Vivemos em um país de profundas desigualdades sociais, com carências em serviços públicos essenciais, como saúde, educação, habitação e segurança pública. Temos muito a caminhar no desenvolvimento das nossas potencialidades econômicas de forma sustentável. O Estado apresenta-se ineficiente diante dos seus inúmeros desafios. Pleitos por maior respeito e igualdade de condições em matéria de raça, gênero e orientação sexual ainda estão longe de ser atendidos com a devida plenitude.
Nos próximos dias, em meio a estes desafios, teremos o início da campanha eleitoral para a renovação dos mandatos dos legislativos e executivos estaduais e federais. Neste momento, deveríamos ter o ápice da democracia com a disputa entre os vários projetos políticos visando convencer o eleitorado da melhor proposta para os rumos do país nos próximos anos.
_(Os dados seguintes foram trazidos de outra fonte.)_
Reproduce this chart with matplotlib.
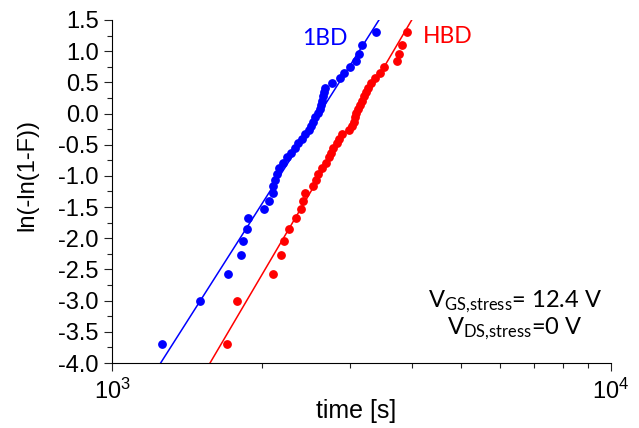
import matplotlib
matplotlib.use("Agg")
import matplotlib.pyplot as plt
import numpy as np
from matplotlib.ticker import FixedLocator, FuncFormatter, FormatStrFormatter, MultipleLocator

plt.rcParams["font.family"] = ["Liberation Sans", "DejaVu Sans"]
plt.rcParams["axes.unicode_minus"] = False
plt.rcParams["mathtext.fontset"] = "custom"
plt.rcParams["mathtext.rm"] = "Lato"
plt.rcParams["mathtext.sf"] = "Liberation Sans"

# ── Data: Weibull plot, 40 devices each ───────────────────────────────────────
weibull_y = [-3.701, -2.998, -2.577, -2.276, -2.040, -1.844, -1.675, -1.528, -1.395, -1.275,
             -1.164, -1.060, -0.964, -0.873, -0.786, -0.704, -0.625, -0.548, -0.474, -0.402,
             -0.331, -0.263, -0.195, -0.128, -0.061, 0.006, 0.072, 0.139, 0.206, 0.274,
             0.344, 0.416, 0.491, 0.570, 0.653, 0.744, 0.845, 0.961, 1.105, 1.312]

t_1bd = [1261, 1501, 1705, 1811, 1833, 1862, 1876, 2016, 2066, 2099,
         2102, 2122, 2141, 2161, 2201, 2242, 2284, 2327, 2359, 2403,
         2437, 2482, 2505, 2528, 2551, 2587, 2611, 2623, 2634, 2646,
         2658, 2672, 2760, 2864, 2918, 2999, 3083, 3126, 3170, 3381]

t_hbd = [1698, 1778, 2099, 2181, 2214, 2263, 2334, 2392, 2417, 2437,
         2525, 2564, 2587, 2631, 2684, 2722, 2747, 2772, 2824, 2850,
         2890, 2985, 3027, 3055, 3069, 3083, 3112, 3141, 3170, 3199,
         3228, 3258, 3304, 3365, 3443, 3507, 3725, 3760, 3812, 3902]

# Weibull fits (scale eta [s], shape beta)
eta_1bd, beta_1bd = 2604, 5.46
eta_hbd, beta_hbd = 3093, 5.91

# ── Plot ──────────────────────────────────────────────────────────────────────
fig = plt.figure(figsize=(6.39, 4.28), dpi=100)
ax = fig.add_axes([112 / 639, 1 - 363 / 428, 499 / 639, 343 / 428])

t_fit = np.logspace(3, 4, 200)
for t, eta, beta, c in [(t_1bd, eta_1bd, beta_1bd, "#0000ff"),
                        (t_hbd, eta_hbd, beta_hbd, "#ff0000")]:
    ax.plot(t_fit, beta * np.log(t_fit / eta), color=c, lw=1.1)
    ax.plot(t, weibull_y, "o", color=c, ms=5.3, mec=c)

ax.set_xscale("log")
ax.set_xlim(1000, 10000)
ax.set_ylim(-4.0, 1.5)

ax.spines["top"].set_visible(False)
ax.spines["right"].set_visible(False)
for s in ("left", "bottom"):
    ax.spines[s].set_linewidth(0.8)

ax.yaxis.set_major_locator(MultipleLocator(0.5))
ax.yaxis.set_minor_locator(MultipleLocator(0.25))
ax.yaxis.set_major_formatter(FormatStrFormatter("%.1f"))
ax.xaxis.set_major_locator(FixedLocator([1000, 10000]))
ax.xaxis.set_major_formatter(FuncFormatter(lambda v, p: r"$\mathsf{10^{%d}}$" % round(np.log10(v))))
ax.xaxis.set_minor_locator(FixedLocator([2000, 3000, 4000, 5000, 6000, 7000, 8000, 9000]))
ax.xaxis.set_minor_formatter(FuncFormatter(lambda v, p: ""))

ax.tick_params(which="major", direction="out", length=6, width=0.8, labelsize=17, color="#222222")
ax.tick_params(which="minor", direction="out", length=3.5, width=0.8, color="#222222")
ax.tick_params(axis="x", which="major", pad=5)

ax.set_ylabel("ln(-ln(1-F))", fontsize=17)
ax.yaxis.set_label_coords(-0.148, 0.548)
ax.set_xlabel("time [s]", fontsize=18)
ax.xaxis.set_label_coords(0.489, -0.105)

ax.text(2403, 1.21, "1BD", color="#0000ff", fontsize=16.5, family="Lato", ha="left", va="center")
ax.text(4200, 1.23, "HBD", color="#ff0000", fontsize=16.5, family="Lato", ha="left", va="center")
ax.text(0.8076, 0.14,
        r"$\mathregular{V_{GS{,}stress}}$= 12.4 V" + "\n" + r"$\mathregular{V_{DS{,}stress}}$=0 V",
        transform=ax.transAxes, fontsize=17, family="Lato", ha="center", va="center",
        multialignment="center", linespacing=1.05)

fig.savefig("out.png", dpi=100)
Ao invés de uma festa cívica, estamos passando por momento de imenso perigo para a normalidade democrática, risco às instituições da República e insinuações de desacato ao resultado das eleições. Ataques infundados e desacompanhados de provas questionam a lisura do processo eleitoral e o Estado Democrático de Direito tão duramente conquistado pela sociedade brasileira.
São intoleráveis as ameaças aos demais poderes e setores da sociedade civil e a incitação à violência e à ruptura da ordem constitucional. Assistimos recentemente a desvarios autoritários que puseram em risco a secular democracia norte-americana. Lá as tentativas de desestabilizar a democracia e a confiança do povo na lisura das eleições não tiveram êxito, aqui também não terão. Nossa consciência cívica é muito maior do que imaginam os adversários da democracia. Sabemos deixar ao lado divergências menores em prol de algo muito maior, a defesa da ordem democrática.
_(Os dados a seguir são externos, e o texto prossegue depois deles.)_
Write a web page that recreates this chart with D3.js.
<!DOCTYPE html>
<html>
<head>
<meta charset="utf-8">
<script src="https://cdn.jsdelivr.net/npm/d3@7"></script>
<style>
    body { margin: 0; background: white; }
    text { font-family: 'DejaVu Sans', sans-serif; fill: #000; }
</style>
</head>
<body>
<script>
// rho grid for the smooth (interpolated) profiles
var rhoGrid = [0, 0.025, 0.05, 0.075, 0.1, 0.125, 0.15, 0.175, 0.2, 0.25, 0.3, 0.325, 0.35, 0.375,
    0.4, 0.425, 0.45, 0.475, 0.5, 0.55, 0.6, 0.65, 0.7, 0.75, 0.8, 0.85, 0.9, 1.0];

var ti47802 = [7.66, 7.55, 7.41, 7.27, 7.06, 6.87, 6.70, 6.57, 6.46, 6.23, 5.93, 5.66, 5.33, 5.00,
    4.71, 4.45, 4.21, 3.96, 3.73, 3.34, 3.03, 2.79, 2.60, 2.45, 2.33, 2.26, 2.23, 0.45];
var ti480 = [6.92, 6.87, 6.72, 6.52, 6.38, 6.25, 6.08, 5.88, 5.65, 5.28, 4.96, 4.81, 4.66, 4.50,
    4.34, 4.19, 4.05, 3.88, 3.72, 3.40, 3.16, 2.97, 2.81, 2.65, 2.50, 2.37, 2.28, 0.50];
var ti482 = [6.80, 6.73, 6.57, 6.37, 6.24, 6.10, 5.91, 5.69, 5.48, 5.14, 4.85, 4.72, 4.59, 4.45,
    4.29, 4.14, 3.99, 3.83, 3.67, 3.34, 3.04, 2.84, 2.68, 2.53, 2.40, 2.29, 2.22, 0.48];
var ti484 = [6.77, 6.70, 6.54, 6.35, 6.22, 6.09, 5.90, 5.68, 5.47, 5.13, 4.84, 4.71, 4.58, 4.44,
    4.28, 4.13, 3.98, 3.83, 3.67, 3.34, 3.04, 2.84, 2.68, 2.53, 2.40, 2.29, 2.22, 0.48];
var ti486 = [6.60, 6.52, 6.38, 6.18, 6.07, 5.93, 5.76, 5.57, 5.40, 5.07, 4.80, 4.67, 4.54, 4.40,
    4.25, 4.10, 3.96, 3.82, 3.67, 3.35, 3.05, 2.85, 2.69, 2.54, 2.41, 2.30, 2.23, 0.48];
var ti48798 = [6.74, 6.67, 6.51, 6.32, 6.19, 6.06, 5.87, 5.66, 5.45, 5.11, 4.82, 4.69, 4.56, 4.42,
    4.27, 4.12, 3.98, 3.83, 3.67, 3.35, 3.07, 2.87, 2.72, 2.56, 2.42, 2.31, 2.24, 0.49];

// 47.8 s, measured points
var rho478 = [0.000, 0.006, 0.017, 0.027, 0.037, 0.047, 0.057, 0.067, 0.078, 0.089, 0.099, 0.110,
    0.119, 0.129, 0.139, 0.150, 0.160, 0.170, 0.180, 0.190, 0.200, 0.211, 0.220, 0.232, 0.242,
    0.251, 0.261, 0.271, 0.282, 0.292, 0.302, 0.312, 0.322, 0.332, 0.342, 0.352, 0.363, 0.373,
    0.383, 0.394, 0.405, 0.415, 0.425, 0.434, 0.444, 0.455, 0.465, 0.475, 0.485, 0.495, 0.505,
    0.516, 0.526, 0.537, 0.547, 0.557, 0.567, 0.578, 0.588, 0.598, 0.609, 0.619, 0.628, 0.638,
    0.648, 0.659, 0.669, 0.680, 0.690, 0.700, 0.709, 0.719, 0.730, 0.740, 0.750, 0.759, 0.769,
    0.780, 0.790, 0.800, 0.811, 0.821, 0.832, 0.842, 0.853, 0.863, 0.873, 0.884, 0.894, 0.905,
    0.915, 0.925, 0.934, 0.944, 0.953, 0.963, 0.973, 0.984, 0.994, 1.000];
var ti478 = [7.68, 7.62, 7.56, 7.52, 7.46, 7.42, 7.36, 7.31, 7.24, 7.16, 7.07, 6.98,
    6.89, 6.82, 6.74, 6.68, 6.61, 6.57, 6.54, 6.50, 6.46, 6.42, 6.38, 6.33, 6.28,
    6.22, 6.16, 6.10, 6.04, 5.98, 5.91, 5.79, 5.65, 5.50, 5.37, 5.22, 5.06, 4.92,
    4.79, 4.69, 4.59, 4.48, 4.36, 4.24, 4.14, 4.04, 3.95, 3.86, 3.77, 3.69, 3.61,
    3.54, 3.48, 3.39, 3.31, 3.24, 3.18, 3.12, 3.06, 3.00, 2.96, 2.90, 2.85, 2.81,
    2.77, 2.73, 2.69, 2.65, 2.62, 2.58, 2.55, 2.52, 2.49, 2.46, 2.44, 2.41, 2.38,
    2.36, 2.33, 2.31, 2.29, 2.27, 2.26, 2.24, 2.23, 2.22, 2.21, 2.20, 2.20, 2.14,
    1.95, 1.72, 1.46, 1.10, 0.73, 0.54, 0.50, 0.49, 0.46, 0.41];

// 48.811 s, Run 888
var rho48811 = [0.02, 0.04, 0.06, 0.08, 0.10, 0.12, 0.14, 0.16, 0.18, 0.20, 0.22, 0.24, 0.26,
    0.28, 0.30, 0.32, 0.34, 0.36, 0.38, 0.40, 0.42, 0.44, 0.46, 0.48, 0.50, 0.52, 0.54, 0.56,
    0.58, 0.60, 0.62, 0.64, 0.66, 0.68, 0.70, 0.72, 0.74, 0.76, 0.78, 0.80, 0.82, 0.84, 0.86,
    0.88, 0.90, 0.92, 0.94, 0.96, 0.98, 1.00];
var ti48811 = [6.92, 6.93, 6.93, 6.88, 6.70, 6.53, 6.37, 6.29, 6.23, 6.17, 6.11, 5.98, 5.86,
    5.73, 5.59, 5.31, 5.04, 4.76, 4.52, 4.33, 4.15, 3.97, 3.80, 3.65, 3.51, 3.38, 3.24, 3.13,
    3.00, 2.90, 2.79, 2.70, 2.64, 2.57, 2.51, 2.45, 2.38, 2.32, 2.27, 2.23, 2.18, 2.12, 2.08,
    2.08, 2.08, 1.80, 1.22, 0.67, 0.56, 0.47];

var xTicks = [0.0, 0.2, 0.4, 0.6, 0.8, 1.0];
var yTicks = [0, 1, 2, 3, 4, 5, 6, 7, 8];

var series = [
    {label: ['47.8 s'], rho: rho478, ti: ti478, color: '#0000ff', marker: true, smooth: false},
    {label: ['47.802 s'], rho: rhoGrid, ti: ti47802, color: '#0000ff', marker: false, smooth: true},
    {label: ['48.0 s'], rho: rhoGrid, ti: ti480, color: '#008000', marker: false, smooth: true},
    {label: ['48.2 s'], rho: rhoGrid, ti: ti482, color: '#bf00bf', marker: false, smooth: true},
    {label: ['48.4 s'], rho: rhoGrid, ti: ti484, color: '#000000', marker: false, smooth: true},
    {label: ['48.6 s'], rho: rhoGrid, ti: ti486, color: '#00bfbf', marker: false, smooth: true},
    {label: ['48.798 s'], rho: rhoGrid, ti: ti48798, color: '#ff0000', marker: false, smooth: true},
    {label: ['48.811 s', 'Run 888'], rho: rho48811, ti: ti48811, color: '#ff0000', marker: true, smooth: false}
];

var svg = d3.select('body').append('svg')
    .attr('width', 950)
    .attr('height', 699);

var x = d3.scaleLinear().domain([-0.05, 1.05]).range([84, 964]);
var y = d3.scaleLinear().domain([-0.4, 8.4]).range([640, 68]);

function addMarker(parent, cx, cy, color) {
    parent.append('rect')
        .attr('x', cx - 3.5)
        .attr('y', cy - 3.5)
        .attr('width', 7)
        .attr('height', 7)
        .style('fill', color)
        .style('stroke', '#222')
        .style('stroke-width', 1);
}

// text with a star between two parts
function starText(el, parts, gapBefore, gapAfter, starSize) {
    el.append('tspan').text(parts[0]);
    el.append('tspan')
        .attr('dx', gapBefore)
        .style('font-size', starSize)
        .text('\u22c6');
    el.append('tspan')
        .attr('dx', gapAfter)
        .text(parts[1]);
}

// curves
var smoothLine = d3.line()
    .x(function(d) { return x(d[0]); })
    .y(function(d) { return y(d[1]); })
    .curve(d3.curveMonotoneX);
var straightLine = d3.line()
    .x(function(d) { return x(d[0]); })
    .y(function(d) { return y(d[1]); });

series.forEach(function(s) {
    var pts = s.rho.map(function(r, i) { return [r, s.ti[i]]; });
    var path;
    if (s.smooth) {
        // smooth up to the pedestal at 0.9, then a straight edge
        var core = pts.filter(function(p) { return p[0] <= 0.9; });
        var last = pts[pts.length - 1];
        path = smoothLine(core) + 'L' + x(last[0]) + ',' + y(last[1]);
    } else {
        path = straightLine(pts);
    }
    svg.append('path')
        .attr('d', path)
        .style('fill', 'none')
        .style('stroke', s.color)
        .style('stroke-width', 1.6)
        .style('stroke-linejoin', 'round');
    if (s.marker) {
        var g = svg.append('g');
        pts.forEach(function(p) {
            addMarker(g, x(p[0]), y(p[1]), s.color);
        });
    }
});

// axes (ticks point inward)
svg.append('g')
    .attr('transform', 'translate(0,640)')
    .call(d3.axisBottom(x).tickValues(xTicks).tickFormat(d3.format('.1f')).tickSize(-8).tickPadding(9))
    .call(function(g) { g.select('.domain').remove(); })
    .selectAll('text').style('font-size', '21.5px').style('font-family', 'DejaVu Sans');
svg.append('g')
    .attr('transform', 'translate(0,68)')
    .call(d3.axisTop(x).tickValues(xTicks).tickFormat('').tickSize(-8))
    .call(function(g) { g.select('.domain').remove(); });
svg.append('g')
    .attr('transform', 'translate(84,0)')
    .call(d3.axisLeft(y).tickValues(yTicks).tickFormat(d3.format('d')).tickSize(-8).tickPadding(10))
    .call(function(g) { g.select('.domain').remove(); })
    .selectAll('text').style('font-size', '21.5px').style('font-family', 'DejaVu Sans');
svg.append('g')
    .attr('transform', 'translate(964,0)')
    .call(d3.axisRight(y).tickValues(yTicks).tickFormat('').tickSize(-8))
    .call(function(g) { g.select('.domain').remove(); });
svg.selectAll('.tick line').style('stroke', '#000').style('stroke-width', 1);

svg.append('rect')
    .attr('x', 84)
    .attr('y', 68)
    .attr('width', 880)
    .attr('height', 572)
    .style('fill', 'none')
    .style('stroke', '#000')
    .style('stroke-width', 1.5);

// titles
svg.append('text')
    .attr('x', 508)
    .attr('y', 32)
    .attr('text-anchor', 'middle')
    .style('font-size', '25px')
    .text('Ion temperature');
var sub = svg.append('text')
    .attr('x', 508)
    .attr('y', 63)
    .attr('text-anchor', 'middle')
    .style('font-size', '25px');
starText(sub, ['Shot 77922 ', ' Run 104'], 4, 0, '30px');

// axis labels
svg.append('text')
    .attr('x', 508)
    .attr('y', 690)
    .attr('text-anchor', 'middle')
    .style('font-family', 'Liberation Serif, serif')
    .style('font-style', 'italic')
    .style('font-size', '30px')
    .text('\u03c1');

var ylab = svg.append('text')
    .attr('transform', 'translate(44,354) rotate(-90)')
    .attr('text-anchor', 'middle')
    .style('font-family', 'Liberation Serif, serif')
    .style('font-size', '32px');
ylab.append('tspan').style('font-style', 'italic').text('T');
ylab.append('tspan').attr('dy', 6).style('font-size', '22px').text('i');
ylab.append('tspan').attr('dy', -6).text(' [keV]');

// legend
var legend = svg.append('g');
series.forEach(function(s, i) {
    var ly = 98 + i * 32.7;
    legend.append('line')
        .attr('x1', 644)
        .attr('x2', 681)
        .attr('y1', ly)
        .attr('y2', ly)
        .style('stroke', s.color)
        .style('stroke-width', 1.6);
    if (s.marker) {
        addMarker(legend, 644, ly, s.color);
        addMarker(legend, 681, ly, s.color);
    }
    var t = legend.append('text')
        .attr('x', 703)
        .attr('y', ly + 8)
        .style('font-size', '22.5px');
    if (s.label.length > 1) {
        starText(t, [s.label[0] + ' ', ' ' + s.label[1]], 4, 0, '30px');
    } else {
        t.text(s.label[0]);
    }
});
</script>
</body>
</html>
Imbuídos do espírito cívico que lastreou a Carta aos Brasileiros de 1977 e reunidos no mesmo território livre do Largo de São Francisco, independentemente da preferência eleitoral ou partidária de cada um, clamamos às brasileiras e aos brasileiros a ficarem alertas na defesa da democracia e do respeito ao resultado das eleições.
No Brasil atual não há mais espaço para retrocessos autoritários. Ditadura e tortura pertencem ao passado. A solução dos imensos desafios da sociedade brasileira passa necessariamente pelo respeito ao resultado das eleições. Em vigília cívica contra as tentativas de rupturas, bradamos de forma uníssona:
Estado Democrático de Direito Sempre!”.